* [Challenge] All of the data must be printed exactly; please include every line.

BEGIN Provided material

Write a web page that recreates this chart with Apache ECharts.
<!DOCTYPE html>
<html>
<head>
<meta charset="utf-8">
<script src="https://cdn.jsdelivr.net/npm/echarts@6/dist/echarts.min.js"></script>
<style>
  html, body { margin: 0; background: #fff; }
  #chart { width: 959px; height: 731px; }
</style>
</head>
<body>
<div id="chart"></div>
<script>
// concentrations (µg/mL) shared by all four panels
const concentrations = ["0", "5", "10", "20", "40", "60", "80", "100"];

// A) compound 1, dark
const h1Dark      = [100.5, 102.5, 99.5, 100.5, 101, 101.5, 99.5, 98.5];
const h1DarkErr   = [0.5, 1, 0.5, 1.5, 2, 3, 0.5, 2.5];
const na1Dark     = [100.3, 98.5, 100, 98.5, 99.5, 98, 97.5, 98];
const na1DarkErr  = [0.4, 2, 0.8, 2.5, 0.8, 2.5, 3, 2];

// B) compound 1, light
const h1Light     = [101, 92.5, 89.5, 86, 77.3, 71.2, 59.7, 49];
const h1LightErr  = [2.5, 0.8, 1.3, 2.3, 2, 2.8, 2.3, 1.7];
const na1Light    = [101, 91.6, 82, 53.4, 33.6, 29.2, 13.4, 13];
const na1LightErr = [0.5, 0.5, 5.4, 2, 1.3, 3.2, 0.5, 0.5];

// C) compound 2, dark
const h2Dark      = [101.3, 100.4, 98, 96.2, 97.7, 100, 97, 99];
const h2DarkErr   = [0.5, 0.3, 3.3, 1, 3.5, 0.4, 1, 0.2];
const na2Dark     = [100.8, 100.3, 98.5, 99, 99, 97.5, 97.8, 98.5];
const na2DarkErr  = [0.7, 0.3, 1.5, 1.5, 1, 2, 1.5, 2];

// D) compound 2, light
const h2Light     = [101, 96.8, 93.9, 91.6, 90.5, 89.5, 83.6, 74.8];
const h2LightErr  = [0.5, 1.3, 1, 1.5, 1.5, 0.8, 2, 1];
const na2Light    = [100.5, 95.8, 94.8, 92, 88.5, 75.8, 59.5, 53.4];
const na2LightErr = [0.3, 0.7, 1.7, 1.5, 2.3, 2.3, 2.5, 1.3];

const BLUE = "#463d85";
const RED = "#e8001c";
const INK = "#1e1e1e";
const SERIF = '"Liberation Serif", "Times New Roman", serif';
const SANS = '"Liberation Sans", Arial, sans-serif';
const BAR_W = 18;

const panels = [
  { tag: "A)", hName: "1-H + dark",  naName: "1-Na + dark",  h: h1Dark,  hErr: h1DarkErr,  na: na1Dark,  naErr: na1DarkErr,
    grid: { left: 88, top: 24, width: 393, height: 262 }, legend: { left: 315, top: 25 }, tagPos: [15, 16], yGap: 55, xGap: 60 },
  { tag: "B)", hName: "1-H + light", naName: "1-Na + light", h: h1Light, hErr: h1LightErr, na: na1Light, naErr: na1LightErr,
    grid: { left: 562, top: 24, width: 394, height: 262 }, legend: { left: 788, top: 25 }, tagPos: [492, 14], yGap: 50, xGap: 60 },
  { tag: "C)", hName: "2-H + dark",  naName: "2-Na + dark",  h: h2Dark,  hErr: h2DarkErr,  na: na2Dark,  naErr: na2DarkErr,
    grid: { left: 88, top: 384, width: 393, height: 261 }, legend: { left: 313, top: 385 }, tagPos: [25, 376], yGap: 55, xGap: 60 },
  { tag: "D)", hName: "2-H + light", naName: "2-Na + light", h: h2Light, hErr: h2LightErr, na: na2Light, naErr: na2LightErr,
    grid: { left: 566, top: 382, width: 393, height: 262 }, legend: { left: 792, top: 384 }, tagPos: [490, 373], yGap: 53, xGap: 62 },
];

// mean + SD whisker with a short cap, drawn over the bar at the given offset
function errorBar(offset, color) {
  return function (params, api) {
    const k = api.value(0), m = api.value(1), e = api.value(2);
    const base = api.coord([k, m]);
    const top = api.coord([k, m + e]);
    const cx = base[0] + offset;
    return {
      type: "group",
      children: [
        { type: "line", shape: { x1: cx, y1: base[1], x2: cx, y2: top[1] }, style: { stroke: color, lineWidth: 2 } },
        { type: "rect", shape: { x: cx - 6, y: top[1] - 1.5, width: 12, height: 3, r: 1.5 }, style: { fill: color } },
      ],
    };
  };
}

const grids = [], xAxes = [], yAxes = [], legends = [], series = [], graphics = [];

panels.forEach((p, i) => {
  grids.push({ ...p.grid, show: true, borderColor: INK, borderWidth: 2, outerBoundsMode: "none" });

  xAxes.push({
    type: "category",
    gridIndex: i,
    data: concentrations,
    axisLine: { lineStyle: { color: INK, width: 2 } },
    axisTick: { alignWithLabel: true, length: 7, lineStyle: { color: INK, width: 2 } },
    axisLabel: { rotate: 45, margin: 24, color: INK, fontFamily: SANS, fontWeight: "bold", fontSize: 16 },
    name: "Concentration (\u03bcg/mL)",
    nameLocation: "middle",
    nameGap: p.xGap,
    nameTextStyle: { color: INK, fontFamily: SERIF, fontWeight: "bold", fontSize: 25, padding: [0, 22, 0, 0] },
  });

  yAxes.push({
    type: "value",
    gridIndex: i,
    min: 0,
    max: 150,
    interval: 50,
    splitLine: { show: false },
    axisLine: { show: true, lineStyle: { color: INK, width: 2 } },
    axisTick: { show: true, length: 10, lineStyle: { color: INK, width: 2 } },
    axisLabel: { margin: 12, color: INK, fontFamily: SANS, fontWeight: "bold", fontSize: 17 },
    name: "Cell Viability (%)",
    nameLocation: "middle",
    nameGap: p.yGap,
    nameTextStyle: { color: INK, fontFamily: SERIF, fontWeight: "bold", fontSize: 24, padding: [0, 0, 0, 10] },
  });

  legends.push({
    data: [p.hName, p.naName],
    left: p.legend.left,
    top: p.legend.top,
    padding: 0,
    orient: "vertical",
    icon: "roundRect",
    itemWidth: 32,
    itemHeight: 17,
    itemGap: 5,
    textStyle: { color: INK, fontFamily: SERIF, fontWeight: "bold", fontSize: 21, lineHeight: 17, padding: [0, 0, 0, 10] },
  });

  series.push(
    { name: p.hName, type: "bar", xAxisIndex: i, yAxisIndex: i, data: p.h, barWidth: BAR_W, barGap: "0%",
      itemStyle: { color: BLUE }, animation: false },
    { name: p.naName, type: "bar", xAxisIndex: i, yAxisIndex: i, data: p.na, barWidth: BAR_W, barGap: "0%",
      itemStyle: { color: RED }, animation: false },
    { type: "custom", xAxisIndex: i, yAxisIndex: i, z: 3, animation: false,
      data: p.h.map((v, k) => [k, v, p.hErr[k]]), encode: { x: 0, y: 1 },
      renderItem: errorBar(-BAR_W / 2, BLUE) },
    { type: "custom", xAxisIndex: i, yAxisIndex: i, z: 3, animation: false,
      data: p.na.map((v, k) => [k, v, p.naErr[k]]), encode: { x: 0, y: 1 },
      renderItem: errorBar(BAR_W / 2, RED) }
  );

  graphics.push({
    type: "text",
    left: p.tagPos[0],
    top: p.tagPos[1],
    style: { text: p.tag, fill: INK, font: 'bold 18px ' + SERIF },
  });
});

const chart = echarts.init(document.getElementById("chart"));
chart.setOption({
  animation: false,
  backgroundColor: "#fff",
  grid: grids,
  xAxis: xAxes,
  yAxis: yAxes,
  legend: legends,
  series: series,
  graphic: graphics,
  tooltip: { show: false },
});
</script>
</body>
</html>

END Provided material

* [Solution to this problem]
Write a web page that recreates this chart with Apache ECharts.
<!DOCTYPE html>
<html>
<head>
<meta charset="utf-8">
<script src="https://cdn.jsdelivr.net/npm/echarts@6/dist/echarts.min.js"></script>
<style>
  html, body { margin: 0; background: #fff; }
  #chart { width: 959px; height: 731px; }
</style>
</head>
<body>
<div id="chart"></div>
<script>
// concentrations (µg/mL) shared by all four panels
const concentrations = ["0", "5", "10", "20", "40", "60", "80", "100"];

// A) compound 1, dark
const h1Dark      = [100.5, 102.5, 99.5, 100.5, 101, 101.5, 99.5, 98.5];
const h1DarkErr   = [0.5, 1, 0.5, 1.5, 2, 3, 0.5, 2.5];
const na1Dark     = [100.3, 98.5, 100, 98.5, 99.5, 98, 97.5, 98];
const na1DarkErr  = [0.4, 2, 0.8, 2.5, 0.8, 2.5, 3, 2];

// B) compound 1, light
const h1Light     = [101, 92.5, 89.5, 86, 77.3, 71.2, 59.7, 49];
const h1LightErr  = [2.5, 0.8, 1.3, 2.3, 2, 2.8, 2.3, 1.7];
const na1Light    = [101, 91.6, 82, 53.4, 33.6, 29.2, 13.4, 13];
const na1LightErr = [0.5, 0.5, 5.4, 2, 1.3, 3.2, 0.5, 0.5];

// C) compound 2, dark
const h2Dark      = [101.3, 100.4, 98, 96.2, 97.7, 100, 97, 99];
const h2DarkErr   = [0.5, 0.3, 3.3, 1, 3.5, 0.4, 1, 0.2];
const na2Dark     = [100.8, 100.3, 98.5, 99, 99, 97.5, 97.8, 98.5];
const na2DarkErr  = [0.7, 0.3, 1.5, 1.5, 1, 2, 1.5, 2];

// D) compound 2, light
const h2Light     = [101, 96.8, 93.9, 91.6, 90.5, 89.5, 83.6, 74.8];
const h2LightErr  = [0.5, 1.3, 1, 1.5, 1.5, 0.8, 2, 1];
const na2Light    = [100.5, 95.8, 94.8, 92, 88.5, 75.8, 59.5, 53.4];
const na2LightErr = [0.3, 0.7, 1.7, 1.5, 2.3, 2.3, 2.5, 1.3];

const BLUE = "#463d85";
const RED = "#e8001c";
const INK = "#1e1e1e";
const SERIF = '"Liberation Serif", "Times New Roman", serif';
const SANS = '"Liberation Sans", Arial, sans-serif';
const BAR_W = 18;

const panels = [
  { tag: "A)", hName: "1-H + dark",  naName: "1-Na + dark",  h: h1Dark,  hErr: h1DarkErr,  na: na1Dark,  naErr: na1DarkErr,
    grid: { left: 88, top: 24, width: 393, height: 262 }, legend: { left: 315, top: 25 }, tagPos: [15, 16], yGap: 55, xGap: 60 },
  { tag: "B)", hName: "1-H + light", naName: "1-Na + light", h: h1Light, hErr: h1LightErr, na: na1Light, naErr: na1LightErr,
    grid: { left: 562, top: 24, width: 394, height: 262 }, legend: { left: 788, top: 25 }, tagPos: [492, 14], yGap: 50, xGap: 60 },
  { tag: "C)", hName: "2-H + dark",  naName: "2-Na + dark",  h: h2Dark,  hErr: h2DarkErr,  na: na2Dark,  naErr: na2DarkErr,
    grid: { left: 88, top: 384, width: 393, height: 261 }, legend: { left: 313, top: 385 }, tagPos: [25, 376], yGap: 55, xGap: 60 },
  { tag: "D)", hName: "2-H + light", naName: "2-Na + light", h: h2Light, hErr: h2LightErr, na: na2Light, naErr: na2LightErr,
    grid: { left: 566, top: 382, width: 393, height: 262 }, legend: { left: 792, top: 384 }, tagPos: [490, 373], yGap: 53, xGap: 62 },
];

// mean + SD whisker with a short cap, drawn over the bar at the given offset
function errorBar(offset, color) {
  return function (params, api) {
    const k = api.value(0), m = api.value(1), e = api.value(2);
    const base = api.coord([k, m]);
    const top = api.coord([k, m + e]);
    const cx = base[0] + offset;
    return {
      type: "group",
      children: [
        { type: "line", shape: { x1: cx, y1: base[1], x2: cx, y2: top[1] }, style: { stroke: color, lineWidth: 2 } },
        { type: "rect", shape: { x: cx - 6, y: top[1] - 1.5, width: 12, height: 3, r: 1.5 }, style: { fill: color } },
      ],
    };
  };
}

const grids = [], xAxes = [], yAxes = [], legends = [], series = [], graphics = [];

panels.forEach((p, i) => {
  grids.push({ ...p.grid, show: true, borderColor: INK, borderWidth: 2, outerBoundsMode: "none" });

  xAxes.push({
    type: "category",
    gridIndex: i,
    data: concentrations,
    axisLine: { lineStyle: { color: INK, width: 2 } },
    axisTick: { alignWithLabel: true, length: 7, lineStyle: { color: INK, width: 2 } },
    axisLabel: { rotate: 45, margin: 24, color: INK, fontFamily: SANS, fontWeight: "bold", fontSize: 16 },
    name: "Concentration (\u03bcg/mL)",
    nameLocation: "middle",
    nameGap: p.xGap,
    nameTextStyle: { color: INK, fontFamily: SERIF, fontWeight: "bold", fontSize: 25, padding: [0, 22, 0, 0] },
  });

  yAxes.push({
    type: "value",
    gridIndex: i,
    min: 0,
    max: 150,
    interval: 50,
    splitLine: { show: false },
    axisLine: { show: true, lineStyle: { color: INK, width: 2 } },
    axisTick: { show: true, length: 10, lineStyle: { color: INK, width: 2 } },
    axisLabel: { margin: 12, color: INK, fontFamily: SANS, fontWeight: "bold", fontSize: 17 },
    name: "Cell Viability (%)",
    nameLocation: "middle",
    nameGap: p.yGap,
    nameTextStyle: { color: INK, fontFamily: SERIF, fontWeight: "bold", fontSize: 24, padding: [0, 0, 0, 10] },
  });

  legends.push({
    data: [p.hName, p.naName],
    left: p.legend.left,
    top: p.legend.top,
    padding: 0,
    orient: "vertical",
    icon: "roundRect",
    itemWidth: 32,
    itemHeight: 17,
    itemGap: 5,
    textStyle: { color: INK, fontFamily: SERIF, fontWeight: "bold", fontSize: 21, lineHeight: 17, padding: [0, 0, 0, 10] },
  });

  series.push(
    { name: p.hName, type: "bar", xAxisIndex: i, yAxisIndex: i, data: p.h, barWidth: BAR_W, barGap: "0%",
      itemStyle: { color: BLUE }, animation: false },
    { name: p.naName, type: "bar", xAxisIndex: i, yAxisIndex: i, data: p.na, barWidth: BAR_W, barGap: "0%",
      itemStyle: { color: RED }, animation: false },
    { type: "custom", xAxisIndex: i, yAxisIndex: i, z: 3, animation: false,
      data: p.h.map((v, k) => [k, v, p.hErr[k]]), encode: { x: 0, y: 1 },
      renderItem: errorBar(-BAR_W / 2, BLUE) },
    { type: "custom", xAxisIndex: i, yAxisIndex: i, z: 3, animation: false,
      data: p.na.map((v, k) => [k, v, p.naErr[k]]), encode: { x: 0, y: 1 },
      renderItem: errorBar(BAR_W / 2, RED) }
  );

  graphics.push({
    type: "text",
    left: p.tagPos[0],
    top: p.tagPos[1],
    style: { text: p.tag, fill: INK, font: 'bold 18px ' + SERIF },
  });
});

const chart = echarts.init(document.getElementById("chart"));
chart.setOption({
  animation: false,
  backgroundColor: "#fff",
  grid: grids,
  xAxis: xAxes,
  yAxis: yAxes,
  legend: legends,
  series: series,
  graphic: graphics,
  tooltip: { show: false },
});
</script>
</body>
</html>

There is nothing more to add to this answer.